Sebelum beralih nama menjadi “monza”, pakaian impor bekas ini disebut dengan istilah “burjer”. Monza adalah singkatan dari “Mongonsidi Plaza”. Sedang burjer adalah “Buruk-buruk Jerman”. Bah!
Jika Anda punya waktu luang, pergilah ke Jalan Mongonsidi, Pasar Simpang Melati, Simalingkar, atau Helvetia Medan. Lalu, nikmatilah belanja monza di sana. Anda bisa bebas memilih; mulai dari pakaian, sepatu, tas dan macam-macam pernak-pernik busana lainnya.
Selain murah, konon kualitas monza tak perlu ditanya lagi. Tak heran jika pakaian sisa impor yang konon banyak didatangkan dari Jepang, Thailand dan Korea ini cukup digemari semua kalangan.
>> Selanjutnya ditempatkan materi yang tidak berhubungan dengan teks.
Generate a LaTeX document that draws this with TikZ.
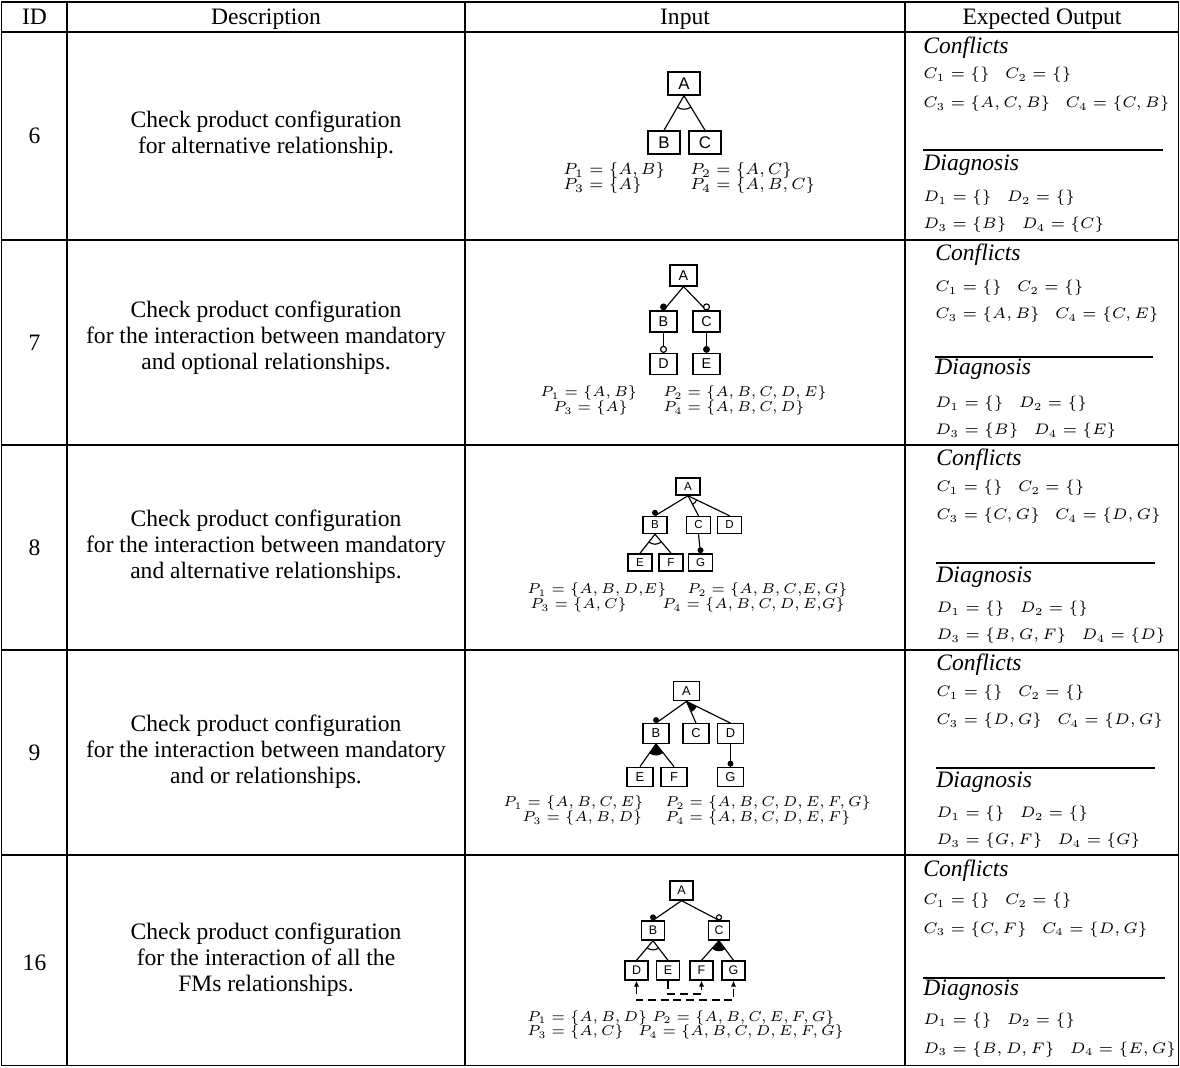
\RequirePackage{fix-cm}
\documentclass[tikz,border=0pt]{standalone}
\usepackage[no-math]{fontspec}
\setmainfont{Liberation Serif}
\setsansfont{Liberation Sans}
\usetikzlibrary{arrows.meta,calc}
\newcommand\fmmand[3]{\fill[black] ($(#1)+(0,-#2)$) circle[radius=#3];}
\newcommand\fmopt[3]{\draw[fl,fill=white] ($(#1)+(0,-#2)$) circle[radius=#3];}
\begin{document}
\begin{tikzpicture}[x=0.433pt,y=-0.433pt,
  tbl/.style={line width=0.5pt},
  hdr/.style={font=\fontsize{10.2}{12}\selectfont, anchor=base, inner sep=0pt},
  idtxt/.style={font=\fontsize{10.2}{12}\selectfont, inner sep=0pt},
  desc/.style={font=\fontsize{10.2}{11.3}\selectfont, align=center, inner sep=0pt},
  captxt/.style={font=\fontsize{10.2}{12}\selectfont\itshape, anchor=base west, inner sep=0pt},
  res/.style={font=\fontsize{6.6}{8}\selectfont, anchor=base west, inner sep=0pt},
  pset/.style={font=\fontsize{6.2}{7}\selectfont, anchor=base west, inner sep=0pt},
  psetl/.style={font=\fontsize{7}{8}\selectfont, anchor=base west, inner sep=0pt},
  rl/.style={line width=0.5pt},
  fl/.style={line width=0.5pt},
  fb/.style={draw, line width=0.6pt, inner sep=0pt, fill=white},
  fbA/.style={fb, minimum width=13.9pt, minimum height=10pt, font=\sffamily\fontsize{7.3}{8}\selectfont},
  fbB/.style={fb, minimum width=11.7pt, minimum height=9pt, font=\sffamily\fontsize{6.2}{7}\selectfont},
  fbC/.style={fb, minimum width=10.4pt, minimum height=7.4pt, font=\sffamily\fontsize{5}{6}\selectfont},
  fbD/.style={fb, minimum width=11.3pt, minimum height=8.4pt, font=\sffamily\fontsize{5.6}{6}\selectfont},
  fbE/.style={fb, minimum width=10pt, minimum height=8.2pt, font=\sffamily\fontsize{5.4}{6}\selectfont},
  dsh/.style={line width=0.5pt, dash pattern=on 3.5pt off 2pt}
]
\useasboundingbox (0,0) rectangle (1180,1068);
% ---------------- table grid
\draw[tbl] (1.5,2) rectangle (1178.5,1065.5);
\foreach \yy in {32,240,445,650,855} \draw[tbl] (1.5,\yy) -- (1178.5,\yy);
\foreach \xx in {67,465,905} \draw[tbl] (\xx,2) -- (\xx,1065.5);
% ---------------- header
\node[hdr] (hID) at (34.5,25) {ID};
\node[hdr] (hDesc) at (266,25) {Description};
\node[hdr] (hIn) at (685,25) {Input};
\node[hdr] (hOut) at (1042,25) {Expected Output};
% ---------------- IDs
\node[idtxt] (id6) at (34.5,136) {6};
\node[idtxt] (id7) at (34.5,343) {7};
\node[idtxt] (id8) at (34.5,548) {8};
\node[idtxt] (id9) at (34.5,753) {9};
\node[idtxt] (id16) at (34.5,963) {16};
% ---------------- descriptions
\node[desc] (ds6) at (266,135) {Check product configuration\\for alternative relationship.};
\node[desc] (ds7) at (266,338) {Check product configuration\\for the interaction between mandatory\\and optional relationships.};
\node[desc] (ds8) at (266,547) {Check product configuration\\for the interaction between mandatory\\and alternative relationships.};
\node[desc] (ds9) at (266,752) {Check product configuration\\for the interaction between mandatory\\and or relationships.};
\node[desc] (ds16) at (266,960) {Check product configuration\\for the interaction of all the\\FMs relationships.};
% ---------------- expected output
% row 6
\node[captxt] (cf6) at (923,54) {Conflicts};
\node[res] (c6a) at (923,79) {$C_1 = \{\}$\quad$C_2 = \{\}$};
\node[res] (c6b) at (923,108) {$C_3 = \{A, C, B\}$\quad$C_4 = \{C, B\}$};
\draw[rl] (923,150) -- (1163,150);
\node[captxt] (dg6) at (923,171) {Diagnosis};
\node[res] (d6a) at (923,202) {$D_1 = \{\}$\quad$D_2 = \{\}$};
\node[res] (d6b) at (923,229) {$D_3 = \{B\}$\quad$D_4 = \{C\}$};
% row 7
\node[captxt] (cf7) at (935,261) {Conflicts};
\node[res] (c7a) at (935,292) {$C_1 = \{\}$\quad$C_2 = \{\}$};
\node[res] (c7b) at (935,319) {$C_3 = \{A, B\}$\quad$C_4 = \{C, E\}$};
\draw[rl] (935,357) -- (1153,357);
\node[captxt] (dg7) at (935,375) {Diagnosis};
\node[res] (d7a) at (935,408) {$D_1 = \{\}$\quad$D_2 = \{\}$};
\node[res] (d7b) at (935,435) {$D_3 = \{B\}$\quad$D_4 = \{E\}$};
% row 8
\node[captxt] (cf8) at (936,466) {Conflicts};
\node[res] (c8a) at (936,492) {$C_1 = \{\}$\quad$C_2 = \{\}$};
\node[res] (c8b) at (936,520) {$C_3 = \{C, G\}$\quad$C_4 = \{D, G\}$};
\draw[rl] (936,563) -- (1155,563);
\node[captxt] (dg8) at (936,583) {Diagnosis};
\node[res] (d8a) at (936,613) {$D_1 = \{\}$\quad$D_2 = \{\}$};
\node[res] (d8b) at (936,640) {$D_3 = \{B, G, F\}$\quad$D_4 = \{D\}$};
% row 9
\node[captxt] (cf9) at (936,671) {Conflicts};
\node[res] (c9a) at (936,697) {$C_1 = \{\}$\quad$C_2 = \{\}$};
\node[res] (c9b) at (936,725) {$C_3 = \{D, G\}$\quad$C_4 = \{D, G\}$};
\draw[rl] (936,768) -- (1155,768);
\node[captxt] (dg9) at (936,788) {Diagnosis};
\node[res] (d9a) at (936,818) {$D_1 = \{\}$\quad$D_2 = \{\}$};
\node[res] (d9b) at (936,845) {$D_3 = \{G, F\}$\quad$D_4 = \{G\}$};
% row 16
\node[captxt] (cf16) at (923,877) {Conflicts};
\node[res] (c16a) at (923,905) {$C_1 = \{\}$\quad$C_2 = \{\}$};
\node[res] (c16b) at (923,933) {$C_3 = \{C, F\}$\quad$C_4 = \{D, G\}$};
\draw[rl] (923,978) -- (1165,978);
\node[captxt] (dg16) at (923,995) {Diagnosis};
\node[res] (d16a) at (923,1024) {$D_1 = \{\}$\quad$D_2 = \{\}$};
\node[res] (d16b) at (923,1053) {$D_3 = \{B, D, F\}$\quad$D_4 = \{E, G\}$};
% ---------------- input: row 6
\node[fbA] (a6) at (684,83.5) {A};
\node[fbA] (b6) at (664,142.5) {B};
\node[fbA] (c6) at (705,142.5) {C};
\draw[fl] (a6.south) -- (b6.north);
\draw[fl] (a6.south) -- (c6.north);
\draw[fl] ($(a6.south)!5.8pt!(b6.north)$) to[bend right=30] ($(a6.south)!5.8pt!(c6.north)$);
\node[psetl] (p6a) at (563,175) {$P_1 = \{A, B\}$};
\node[psetl] (p6b) at (690,175) {$P_2 = \{A, C\}$};
\node[psetl] (p6c) at (563,190) {$P_3 = \{A\}$};
\node[psetl] (p6d) at (690,190) {$P_4 = \{A, B, C\}$};
% ---------------- input: row 7
\node[fbB] (a7) at (683.5,275.5) {A};
\node[fbB] (b7) at (663.5,321.5) {B};
\node[fbB] (c7) at (706.5,321.5) {C};
\node[fbB] (d7) at (663.5,364) {D};
\node[fbB] (e7) at (706.5,364) {E};
\draw[fl] (a7.south) -- (b7.north);
\draw[fl] (a7.south) -- (c7.north);
\draw[fl] (b7.south) -- (d7.north);
\draw[fl] (c7.south) -- (e7.north);
\fmmand{b7.north}{3.5}{1.5pt}
\fmopt{c7.north}{3.5}{1.3pt}
\fmopt{d7.north}{3.5}{1.3pt}
\fmmand{e7.north}{3.5}{1.5pt}
\node[pset] (p7a) at (540,397) {$P_1 = \{A, B\}$};
\node[pset] (p7b) at (663,397) {$P_2 = \{A, B, C, D, E\}$};
\node[pset] (p7c) at (553,412) {$P_3 = \{A\}$};
\node[pset] (p7d) at (663,412) {$P_4 = \{A, B, C, D\}$};
% ---------------- input: row 8
\node[fbC] (a8) at (688,486.5) {A};
\node[fbC] (b8) at (655,525) {B};
\node[fbC] (c8) at (698.5,525) {C};
\node[fbC] (d8) at (729.5,525) {D};
\node[fbC] (e8) at (640,562.5) {E};
\node[fbC] (f8) at (671,562.5) {F};
\node[fbC] (g8) at (700.5,562.5) {G};
\draw[fl] (a8.south) -- (b8.north);
\draw[fl] (a8.south) -- (c8.north);
\draw[fl] (a8.south) -- (d8.north);
\draw[fl] ($(a8.south)!4.2pt!(c8.north)$) to[bend right=18] ($(a8.south)!4.2pt!(d8.north)$);
\draw[fl] (b8.south) -- (e8.north);
\draw[fl] (b8.south) -- (f8.north);
\draw[fl] ($(b8.south)!4.3pt!(e8.north)$) to[bend right=38] ($(b8.south)!4.3pt!(f8.north)$);
\draw[fl] (c8.south) -- (g8.north);
\fmmand{b8.north}{3}{1.3pt}
\fmmand{g8.north}{3}{1.3pt}
\node[pset] (p8a) at (527,594) {$P_1 = \{A, B, D{,}E\}$};
\node[pset] (p8b) at (687,594) {$P_2 = \{A, B, C{,}E, G\}$};
\node[pset] (p8c) at (530,609) {$P_3 = \{A, C\}$};
\node[pset] (p8d) at (662,609) {$P_4 = \{A, B, C, D, E{,}G\}$};
% ---------------- input: row 9
\node[fbD] (a9) at (686.5,691) {A};
\node[fbD] (b9) at (656,733.5) {B};
\node[fbD] (c9) at (696,733.5) {C};
\node[fbD] (d9) at (730.5,733.5) {D};
\node[fbD] (e9) at (640,777) {E};
\node[fbD] (f9) at (674,777) {F};
\node[fbD] (g9) at (730.5,777) {G};
\draw[fl] (a9.south) -- (b9.north);
\draw[fl] (a9.south) -- (c9.north);
\draw[fl] (a9.south) -- (d9.north);
\fill (a9.south) -- ($(a9.south)!5pt!(c9.north)$) to[bend right=20] ($(a9.south)!5pt!(d9.north)$) -- cycle;
\draw[fl] (b9.south) -- (e9.north);
\draw[fl] (b9.south) -- (f9.north);
\fill (b9.south) -- ($(b9.south)!5pt!(e9.north)$) to[bend right=36] ($(b9.south)!5pt!(f9.north)$) -- cycle;
\draw[fl] (d9.south) -- (g9.north);
\fmmand{b9.north}{3}{1.3pt}
\fmmand{g9.north}{3}{1.3pt}
\node[pset] (p9a) at (503,807) {$P_1 = \{A, B, C, E\}$};
\node[pset] (p9b) at (665,807) {$P_2 = \{A, B, C, D, E, F, G\}$};
\node[pset] (p9c) at (522,822) {$P_3 = \{A, B, D\}$};
\node[pset] (p9d) at (665,822) {$P_4 = \{A, B, C, D, E, F\}$};
% ---------------- input: row 16
\node[fbE] (a16) at (681.5,890.5) {A};
\node[fbE] (b16) at (653,930.5) {B};
\node[fbE, minimum width=9.1pt] (c16) at (719,930.5) {C};
\node[fbE] (d16) at (636.5,970.5) {D};
\node[fbE] (e16) at (668,970.5) {E};
\node[fbE] (f16) at (701.5,970.5) {F};
\node[fbE] (g16) at (733.5,970.5) {G};
\draw[fl] (a16.south) -- (b16.north);
\draw[fl] (a16.south) -- (c16.north);
\draw[fl] (b16.south) -- (d16.north);
\draw[fl] (b16.south) -- (e16.north);
\draw[fl] ($(b16.south)!4pt!(d16.north)$) to[bend right=37] ($(b16.south)!4pt!(e16.north)$);
\draw[fl] (c16.south) -- (f16.north);
\draw[fl] (c16.south) -- (g16.north);
\fill (c16.south) -- ($(c16.south)!4.6pt!(f16.north)$) to[bend right=37] ($(c16.south)!4.6pt!(g16.north)$) -- cycle;
\fmmand{b16.north}{3}{1.3pt}
\fmopt{c16.north}{3}{1.1pt}
\coordinate (k1) at (685,1000);
\coordinate (k2) at (685,994);
\draw[dsh, {Latex[length=2.6pt,width=2.3pt]}-{Latex[length=2.6pt,width=2.3pt]}] (d16.south) |- (k1) -| (g16.south);
\draw[dsh, -{Latex[length=2.6pt,width=2.3pt]}] (e16.south) |- (k2) -| (f16.south);
\node[pset] (p16a) at (527,1021) {$P_1 = \{A, B, D\}$};
\node[pset] (p16b) at (652,1021) {$P_2 = \{A, B, C, E, F, G\}$};
\node[pset] (p16c) at (527,1036) {$P_3 = \{A, C\}$};
\node[pset] (p16d) at (638,1036) {$P_4 = \{A, B, C, D, E, F, G\}$};
\end{tikzpicture}
\end{document}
Ria, 31 tahun, misalnya. “Paling tidak 3 minggu sekali saya belanja monza,” ujar ibu yang bekerja di sebuah perusahaan farmasi Medan itu, sore saat berbelanja di Pasar Simpang Melati.
Serutin itukah? “Iya. Soalnya monza lebih murah. Kualitasnya pun bagus,” ujarnya sambil menenteng dua kantong besar monza belanjaannya.
Imel, 20 tahun: “Saya memang sering kemari. Monza lebih kuat. Modelnya juga bagus. Lebih murah lagi,” ujar mahasiswi jurusan Ilmu Komunikasi USU itu.
Doni, seorang karyawan di perusahaan swasta yang bergerak di bidang agrobisnis, juga mengakui kualitas monza. “Saya kalau beli sepatu olah raga selalu ke sini. Kualitasnya bagus. Saya pernah beli sepatu dari sini, sudah 2,5 tahun saya pakai tapi masih tetap bagus,” akunya.
Dekade 1980-an adalah masa keemasan monza. Saat itu masih sering didapat merk-merk busana berkelas, seperti “Arrow”, “Crochodille”, “Bosnia” dan “Louis Vitton.”
Konon, merk-merk ini sering dijual dengan harga murah. “Belakangan kami tahu dari pengusaha butik Medan kalau merk-merk itu harganya mahal. Seterusnya, kami sudah tahu kepada siapa barang itu harus kami jual. Paling tidak kepada orang yang berada atau pengusaha butik sendiri,” ujar SD Boru Tarigan, salah satu pedagang monza di Jalan Mongonsidi, yang sudah berjualan sejak 1984.
Harga tas bermerk“Louis Vitton” sendiri biasa dijual seharga 8 juta rupiah. “Orang yang tahu mode, pasti paham. Soalnya, itu tas buatan Italia yang lagi tenar saat itu,” ujar Boru Tarigan.
Tapi belakangan, merk-merk itu nyaris tak ada lagi. Apalagi ketika pemerintah mengeluarkan undang-undang pelarangan peredaran monza pada 2000. Konon, sejak itu monza tidak hanya didatangkan dari Jepang atau Korea, tapi juga dari Thailand.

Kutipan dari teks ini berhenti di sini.